* begin Records *

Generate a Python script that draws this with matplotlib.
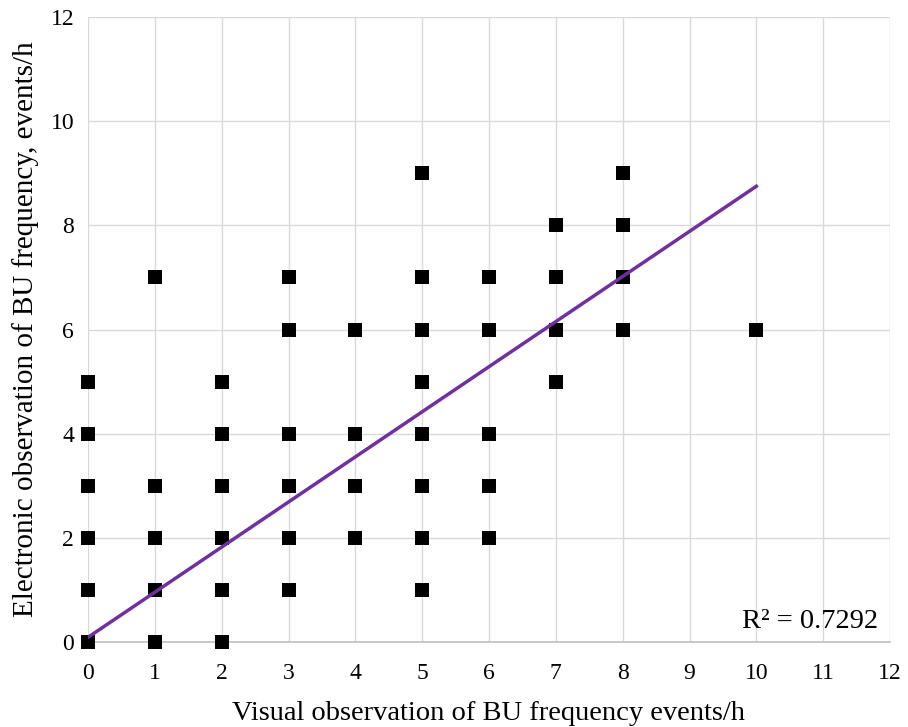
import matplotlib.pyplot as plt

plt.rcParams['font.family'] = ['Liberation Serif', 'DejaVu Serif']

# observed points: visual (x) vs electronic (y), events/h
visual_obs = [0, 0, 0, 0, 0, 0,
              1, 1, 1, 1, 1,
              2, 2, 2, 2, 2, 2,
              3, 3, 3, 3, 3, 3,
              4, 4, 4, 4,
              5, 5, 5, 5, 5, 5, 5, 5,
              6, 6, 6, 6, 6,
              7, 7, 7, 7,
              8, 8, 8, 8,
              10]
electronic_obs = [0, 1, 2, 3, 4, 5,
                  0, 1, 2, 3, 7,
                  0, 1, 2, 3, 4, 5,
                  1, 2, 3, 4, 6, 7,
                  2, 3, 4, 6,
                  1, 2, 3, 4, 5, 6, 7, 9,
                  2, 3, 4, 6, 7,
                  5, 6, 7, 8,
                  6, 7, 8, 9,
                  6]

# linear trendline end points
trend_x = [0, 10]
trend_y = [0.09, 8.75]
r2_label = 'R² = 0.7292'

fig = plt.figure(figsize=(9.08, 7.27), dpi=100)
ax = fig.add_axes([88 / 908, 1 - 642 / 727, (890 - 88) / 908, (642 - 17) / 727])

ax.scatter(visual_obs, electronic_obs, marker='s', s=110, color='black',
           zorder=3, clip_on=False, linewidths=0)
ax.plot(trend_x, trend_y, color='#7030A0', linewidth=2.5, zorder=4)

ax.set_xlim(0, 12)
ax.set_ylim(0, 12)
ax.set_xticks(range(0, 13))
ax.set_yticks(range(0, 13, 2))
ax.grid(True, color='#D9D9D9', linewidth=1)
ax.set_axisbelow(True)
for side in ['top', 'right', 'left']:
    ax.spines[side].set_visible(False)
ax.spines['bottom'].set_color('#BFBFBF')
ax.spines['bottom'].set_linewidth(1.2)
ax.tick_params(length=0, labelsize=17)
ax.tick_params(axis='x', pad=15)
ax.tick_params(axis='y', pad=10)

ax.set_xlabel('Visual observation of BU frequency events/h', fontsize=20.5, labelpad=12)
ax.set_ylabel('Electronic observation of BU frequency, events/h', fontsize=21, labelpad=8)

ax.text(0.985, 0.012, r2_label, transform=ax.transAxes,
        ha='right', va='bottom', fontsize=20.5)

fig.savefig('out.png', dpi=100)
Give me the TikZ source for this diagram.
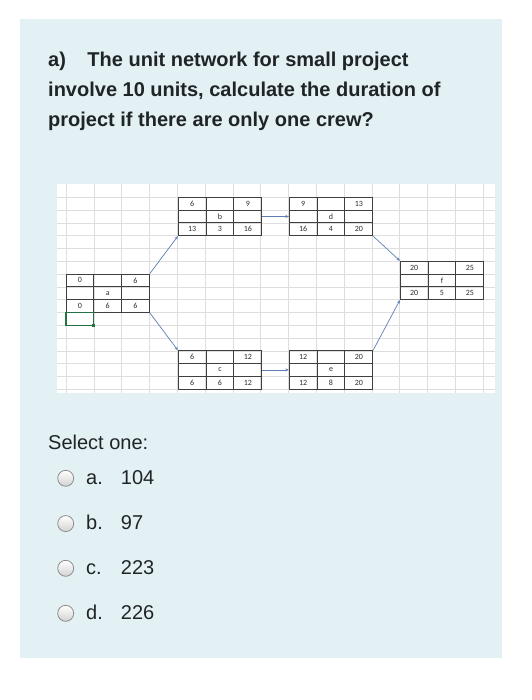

* end Records *

_What this task involves:_ Start at the first line of the records and write out everything up to and including the line containing "plt.rcParams['font.family'] = ['Liberation". No pictures.

_The output:_
Generate a Python script that draws this with matplotlib.
import matplotlib.pyplot as plt

plt.rcParams['font.family'] = ['Liberation Serif', 'DejaVu Serif']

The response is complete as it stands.